Dopo la sua sanguinosa conquista, dunque, Isokelekel si sarebbe rivelato come un governante degno della propria discendenza divina. Decretando l’immediata cessazione dei tributi e il ritorno dei capi assoggettati presso i territori delle rispettive tribù, attraverso l’istituzione del sistema del nahnmwarki: un saggio sacerdote, disinteressato alla vita mondana e l’acquisizione del potere personale, che potesse sovrintendere dall’alto alle questioni amministrative della terra. Pur risiedendo presso Nan Madol, inoltre, egli spostò la capitale nel distretto orientale di Madolenihmw, rendendo ulteriormente chiaro il proprio disinteresse nei confronti dell’acquisizione e gestione personale del potere.
Nella conclusione della storia, tuttavia, un’ombra avrebbe avuto modo di pesare sulla sua esistenza: pare infatti che egli, pur favorendo il matrimonio tra i membri della sua spedizione e gli abitanti di Pohnpei, avesse invece deciso per se di sposare la propria stessa sorella. E che in funzione di ciò, per un tabù ancestrale, dovesse necessariamente far uccidere ogni suo figlio maschio. Finché l’ultimo di questi, grazie all’iniziativa della moglie, fu portato via in segreto oltre le porte della fortezza lavica. Per crescere tra il popolo, fino al raggiungimento dell’età adulta quando, incontrato accidentalmente il nahnmwarki, finì per essere riconosciuto istintivamente da lui. Ma a quel punto Isokelekel era ormai anziano e a quanto pare, saggio, così che decise di risparmiargli la vita, arrivando addirittura a coniare per lui il titolo di nahnkan, o sacerdote minore.

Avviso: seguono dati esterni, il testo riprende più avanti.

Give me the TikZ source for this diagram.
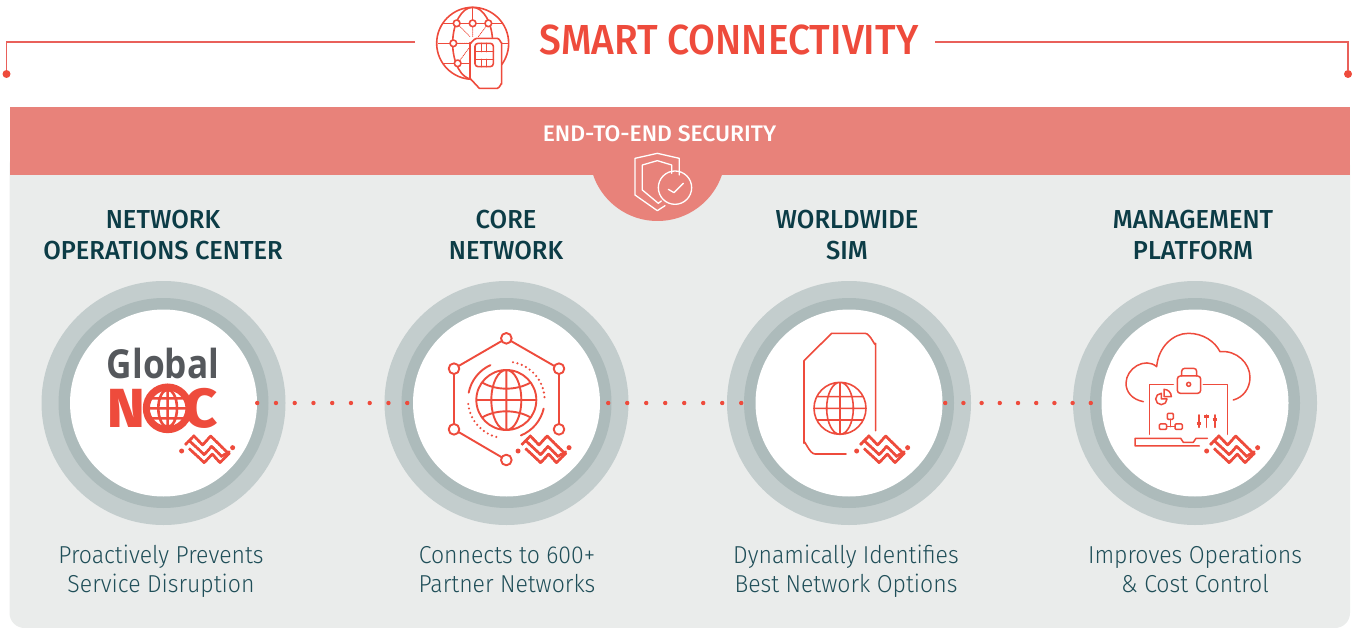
\documentclass[tikz,border=0pt]{standalone}
\usepackage{fontspec}
\setmainfont{Fira Sans}
\newfontfamily\headf{Fira Sans Medium}[FakeStretch=0.98]
\newfontfamily\titlef{Fira Sans Medium}[FakeStretch=0.927]
\newfontfamily\secf{Fira Sans Medium}[FakeStretch=1.017]
\newfontfamily\lightf{Fira Sans Light}[FakeStretch=0.94]
\newfontfamily\logof{Open Sans}[BoldFeatures={FakeStretch=0.88}]
\newfontfamily\nocf{Fira Sans ExtraBold}[FakeStretch=1.04]
\definecolor{panelc}{HTML}{EAECEB}
\definecolor{bandc}{HTML}{E8827A}
\definecolor{ringa}{HTML}{C3CDCD}
\definecolor{ringb}{HTML}{ADBBBB}
\definecolor{redc}{HTML}{EE4B3C}
\definecolor{linec}{HTML}{E9605A}
\definecolor{titlec}{HTML}{0C3C46}
\definecolor{bodyc}{HTML}{1F4E58}
\definecolor{greyc}{HTML}{55585C}
\tikzset{
  ringout/.style={circle,fill=ringa,minimum size=244pt,inner sep=0pt},
  ringmid/.style={circle,fill=ringb,minimum size=210pt,inner sep=0pt},
  ringin/.style={circle,fill=white,minimum size=187pt,inner sep=0pt},
  enddot/.style={circle,fill=redc,minimum size=8pt,inner sep=0pt},
  toprule/.style={draw=linec,line width=1.4pt},
  dotline/.style={draw=redc,line width=4.4pt,line cap=round,yshift=1pt},
  headtext/.style={text=titlec,align=center,font=\headf\fontsize{26}{31}\selectfont,inner sep=0pt},
  bodytext/.style={text=bodyc,align=center,font=\lightf\fontsize{24.5}{29.5}\selectfont,inner sep=0pt},
  icon/.style={draw=redc,line width=1.9pt,line cap=round,line join=round},
  whiteicon/.style={draw=white,line width=1.3pt,line cap=round,line join=round},
  zoomed/.style={shift={#1},x=0.3333pt,y=-0.3333pt},
  markline/.style={draw=redc,line width=3.7pt,line cap=round,dash pattern=on 0pt off 3.7pt},
  marksolid/.style={draw=redc,line width=2.5pt,line cap=round,line join=round},
}
\newcommand{\logomark}[1]{%
  \begin{scope}[zoomed={#1}]
    \fill[redc] (-77,3) circle (7.5) (76,-7) circle (7.5);
    \foreach \st in {marksolid,markline}{
      \draw[\st] (-64,-18)--(-40,-42)--(-14,-15)--(10,-42)--(63,10);
      \draw[\st] (-52,-26)--(-9,14)--(13,-11)--(43,19)--(66,5);
      \draw[\st] (-52,-2)--(-9,38)--(15,12)--(38,38)--(66,10);
    }
  \end{scope}}
\begin{document}
\begin{tikzpicture}[x=1pt,y=-1pt]
\useasboundingbox (0,0) rectangle (1356,628);
% panel and band
\fill[panelc,rounded corners=15pt] (9.5,150) rectangle (1350,628);
\fill[bandc] (9.5,107.5) rectangle (1350,175);
\begin{scope}
  \clip (500,170) rectangle (800,230);
  \fill[bandc] (657.5,153) circle (68);
\end{scope}
% header rule
\node[enddot] (dl) at (6.5,74) {};
\node[enddot] (dr) at (1348,74) {};
\coordinate (ll) at (415,42);
\coordinate (lr) at (935,42);
\draw[toprule] (ll) -| (dl);
\draw[toprule] (lr) -| (dr);
% title
\node[text=redc,font=\titlef\fontsize{42}{42}\selectfont,inner sep=0pt] (title) at (729,40) {SMART CONNECTIVITY};
\node[text=white,font=\secf\fontsize{22.5}{24}\selectfont,inner sep=0pt] (sec) at (659.5,134) {END-TO-END SECURITY};
% header icon
\begin{scope}[zoomed={(420,0)},icon,line width=1.6pt]
  \draw (158,130) circle (108);
  \draw (158,130) ellipse (60 and 108);
  \draw (158,22)--(158,70);
  \draw (55,130)--(265,130);
  \draw (70,70)--(245,70);
  \draw (70,190)--(150,190);
  \draw[densely dotted,line width=.8pt] (110,70)--(150,110) (158,70)--(158,110) (205,70)--(175,110) (100,130)--(150,130) (113,190)--(150,140);
  \foreach \a/\b in {110/70,158/70,205/70,100/130,113/190}{\draw[fill=white] (\a,\b) circle (10);}
  \draw[fill=white] (170,115) -- (232,115) to[out=0,in=-90] (245,128) -- (245,252) to[out=90,in=0] (232,265) -- (178,265) -- (150,235) -- (150,128) to[out=-90,in=180] cycle;
  \draw[rounded corners=3pt] (165,130) rectangle (220,200);
  \draw (165,155)--(220,155) (165,178)--(220,178) (185,130)--(185,155) (200,130)--(200,155) (185,178)--(185,200) (200,178)--(200,200);
\end{scope}
% shield icon
\begin{scope}[zoomed={(580,140)},whiteicon]
  \draw (255,197) -- (232,212) -- (165,165) -- (165,55) -- (232,40) -- (298,55) -- (298,105);
  \draw (244,183) -- (235,190) -- (187,150) -- (187,75) -- (232,62) -- (275,75) -- (275,100);
  \draw (285,143) circle (50);
  \draw (265,148) -- (282,158) -- (310,130);
\end{scope}
% rings
\foreach \n/\x in {1/163.5,2/506.5,3/849,4/1195}{
  \node[ringout] (ra\n) at (\x,403) {};
  \node[ringmid] (rb\n) at (\x,403) {};
  \node[ringin] (c\n) at (\x,403) {};
}
% dotted connectors
\draw[dotline,dash pattern=on 0pt off 18.75pt,shorten >=3pt] (c1.east) -- (c2.west);
\draw[dotline,dash pattern=on 0pt off 19pt,shorten <=8pt,shorten >=12pt] (c2.east) -- (c3.west);
\draw[dotline,dash pattern=on 0pt off 18.2pt,shorten <=2.5pt,shorten >=8pt] (c3.east) -- (c4.west);
% heads
\node[headtext] (h1) at (163,235) {NETWORK\\OPERATIONS CENTER};
\node[headtext] (h2) at (506,235) {CORE\\NETWORK};
\node[headtext] (h3) at (847,235) {WORLDWIDE\\SIM};
\node[headtext] (h4) at (1193,235) {MANAGEMENT\\PLATFORM};
% bodies
\node[bodytext] (b1) at (161,572) {\strut Proactively Prevents\\\strut Service Disruption};
\node[bodytext] (b2) at (507,572) {\strut Connects to 600+\\\strut Partner Networks};
\node[bodytext] (b3) at (846,572) {\strut Dynamically Identifies\\\strut Best Network Options};
\node[bodytext] (b4) at (1195,572) {\strut Improves Operations\\\strut \& Cost Control};
% logo
\node[text=greyc,font=\logof\bfseries\fontsize{40}{40}\selectfont,inner sep=0pt,anchor=base] (glob) at (163,378) {Global};
\node[text=redc,font=\nocf\fontsize{55}{55}\selectfont,inner sep=0pt,anchor=base] (noc) at (163,427) {NOC};
\begin{scope}[zoomed={(60,300)}]
  \fill[white] (323,325) circle (66);
  \draw[redc,line width=7pt] (323,325) circle (64);
  \clip (323,325) circle (56);
  \draw[redc,line width=2.6pt] (323,325) ellipse (28 and 56) (323,265)--(323,385) (262,325)--(384,325) (270,295)--(376,295) (270,355)--(376,355);
\end{scope}
\logomark{(207.3,450)}
% core network icon
\begin{scope}[zoomed={(400,300)},icon]
  \foreach \a/\b in {319/115,162/206,477/206,162/388,477/388,319/480}{\coordinate (p\a\b) at (\a,\b);}
  \draw (p319115)--(p162206)--(p162388)--(p319480) (p319115)--(p477206)--(p477388);
  \foreach \a/\b in {319/115,162/206,477/206,162/388,477/388,319/480}{\draw[fill=white] (\a,\b) circle (16);}
  \begin{scope}[shift={(319,300)}]
    \draw (0,0) circle (90) (0,0) ellipse (45 and 90) (0,-90)--(0,90) (-90,0)--(90,0);
    \draw (-72,-52) .. controls (-30,-28) and (30,-28) .. (72,-52);
    \draw (-72,52) .. controls (-30,28) and (30,28) .. (72,52);
    \draw (-169:115) arc[start angle=-169,end angle=-114.5,radius=115];
    \draw (13:115) arc[start angle=13,end angle=67.7,radius=115];
    \draw[line width=2.4pt,dash pattern=on 0pt off 4.6pt] (-80:115) arc[start angle=-80,end angle=-3.6,radius=115];
    \draw[line width=2.4pt,dash pattern=on 0pt off 4.6pt] (-186:115) arc[start angle=-186,end angle=-257.6,radius=115];
  \end{scope}
\end{scope}
\logomark{(543.7,450)}
% SIM icon
\begin{scope}[zoomed={(745,300)},icon,line width=1.6pt]
  \draw (392,392)--(392,130) to[out=-90,in=0] (360,100) -- (260,100) -- (177,182) -- (177,430) to[out=90,in=180] (210,462) -- (303,462);
  \begin{scope}[shift={(285,325)}]
    \draw (0,0) circle (78) (0,0) ellipse (40 and 78) (0,-78)--(0,78) (-78,0)--(78,0) (-68,-35)--(68,-35) (-68,35)--(68,35);
  \end{scope}
\end{scope}
\logomark{(882.3,450)}
% platform icon
\begin{scope}[zoomed={(1090,300)},icon,line width=1.5pt]
  \draw (160,305) .. controls (125,298) and (108,275) .. (108,250) .. controls (108,205) and (165,170) .. (200,200) .. controls (205,140) and (250,100) .. (295,100) .. controls (340,100) and (375,125) .. (390,155) .. controls (440,150) and (480,190) .. (480,232) .. controls (480,265) and (460,292) .. (430,300);
  \draw (178,403)--(178,253)--(250,253) (340,253)--(412,253)--(412,403);
  \draw[rounded corners=3pt] (262,228) rectangle (332,280);
  \draw[rounded corners=3pt] (275,228)--(275,205)--(320,205)--(320,228);
  \draw (296,253) circle (6);
  \draw (231,297) arc[start angle=0,end angle=270,radius=17] -- (214,297) -- cycle;
  \draw (222,290) -- (222,268) arc[start angle=-90,end angle=0,radius=22] -- cycle;
  \draw[rounded corners=1pt] (232,340) rectangle (250,358) (208,372) rectangle (230,388) (255,372) rectangle (277,388);
  \draw (241,358)--(241,380) (230,380)--(255,380);
  \draw (327,345)--(327,382) (350,345)--(350,382) (375,345)--(375,382);
  \draw[line width=3pt,line cap=butt] (320,370)--(334,370) (343,350)--(357,350) (368,360)--(382,360);
  \draw (352,415)--(318,415)--(310,427)--(280,427)--(272,415)--(135,415)--(135,438)--(328,438);
\end{scope}
\logomark{(1232.3,450)}
\end{tikzpicture}
\end{document}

La vicenda del grande conquistatore e liberatore di un popolo era ormai al suo epilogo, quando Isokelekel, scorgendo la propria immagine coperta di rughe riflessa in una pozza d’acqua, comprese che la sua fine era ormai vicina. Rifiutandosi quindi di permettere alla natura di compiere il suo corso, scelse di suicidarsi, applicando un metodo che potremmo definire… Peculiare. Legato infatti il proprio stesso pene ai rami superiori di un albero di palma, si sarebbe gettato da quest’ultimo, finendo per morire dissanguato. Nel preciso luogo dove, ancora oggi, è situata la sua tomba; benché in molti pensano che il saggio fosse stato invece seppellito in mare. Cionondimeno, quando il governatore tedesco di Pohnpei suggerì di scavare presso il sito per scoprire la verità nell’anno 1907, non ci mise molto a morire per gli effetti di un improvviso colpo di calore, confermando il potere mistico di questo luogo. Sarebbero passati altri vent’anni prima che i militari giapponesi, di passaggio in questo luogo durante le proprie spedizioni di conquista, riuscissero infine a compiere quel paventato sacrilegio. Ritrovando, a quanto pare, ossa dalle proporzioni superiori a quelle di un comune essere umano. La cui esatta ubicazione, neanche a dirlo, risulta oggi totalmente sconosciuta.